Infatti, la stranezza che negano è sempre quella degli altri: nessuno si sorprende del fatto che il comunismo, impiantato tra gli esotici bolognesi, abbia dato frutti assai bizzarri rispetto al modello russo; o che la particolarità della Lucania abbia fatto sì che la sinistra locale sia composta sostanzialmente da cattolicissimi notabili ex-democristiani.

Non sono dentro il cervello del tipico apologeta bellico di sinistra, ma penso che siano speranze e proiezioni di questo tipo che fanno perdere di vista ciò che è maggiore e ciò che è minore.

Valerio Evangelisti non ci presenta il futuro Lenin della Libia, che resta nel mondo delle possibilità; ma ci parla degli shebab - normale parola araba, che indica “giovani”, come in “folla di giovani chiede autografi a Maria De Filippi“. Questi giovani, ci assicura Evangelisti, riusciranno a sfruttare e prendere in giro non solo i potentati locali, ma anche Nicolas Sarkozy, Barack Obama e David Cameron, nonché i loro promotori militari e imprenditoriali. Ci auguriamo vivamente che ciò sia vero, a riprova di tutti i luoghi comuni sull’astuzia araba.

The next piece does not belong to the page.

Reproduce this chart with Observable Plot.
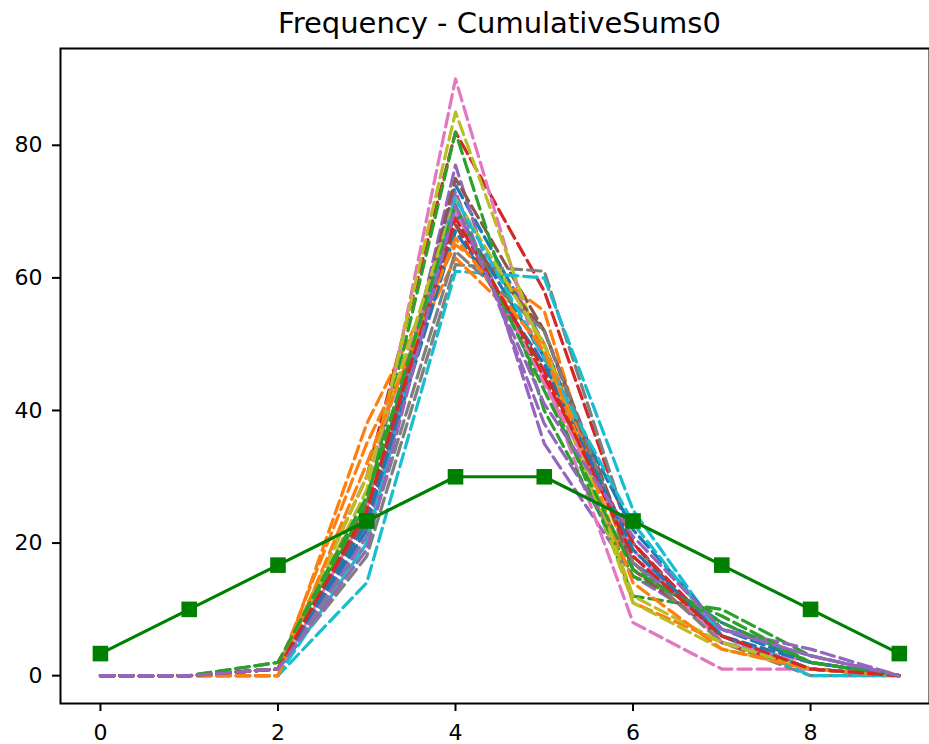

Ma colpisce che questo sia l’unico accenno che Evangelisti faccia alla guerra internazionale in corso.

E’ un po’ come se uno storico vedesse in ciò che noi chiamiamo normalmente la Prima guerra mondiale una nota a piè di pagina in un testo sulla lotta di liberazione dei serbo-bosniaci contro l’impero austroungarico.

Non sarebbe esattamente sbagliato – in fondo, tutto inizia con l’attentato di Sarajevo. Potrebbe pure essere comprensibile in un libro di storia scritto per studenti serbo-bosniaci.

E si potrebbero probabilmente intavolare parecchie discussioni interessanti sui torti e sulle ragioni del nazionalismo serbo e del dominio austroungarico.

Però la Prima guerra mondiale è un’altra cosa; come l’attacco alla Libia è altra cosa dalle ragioni e dai torti di Gheddafi e degli insorti.

Detto tutto questo, vi invito a leggere il Dialogo tra un venditore di gazzette e un passeggiere a proposito della guerra di Cirenaica di Riccardo Venturi. Probabilmente non sono d’accordo sulle sue pur incerte conclusioni, ma è un’opera letteraria di prim’ordine.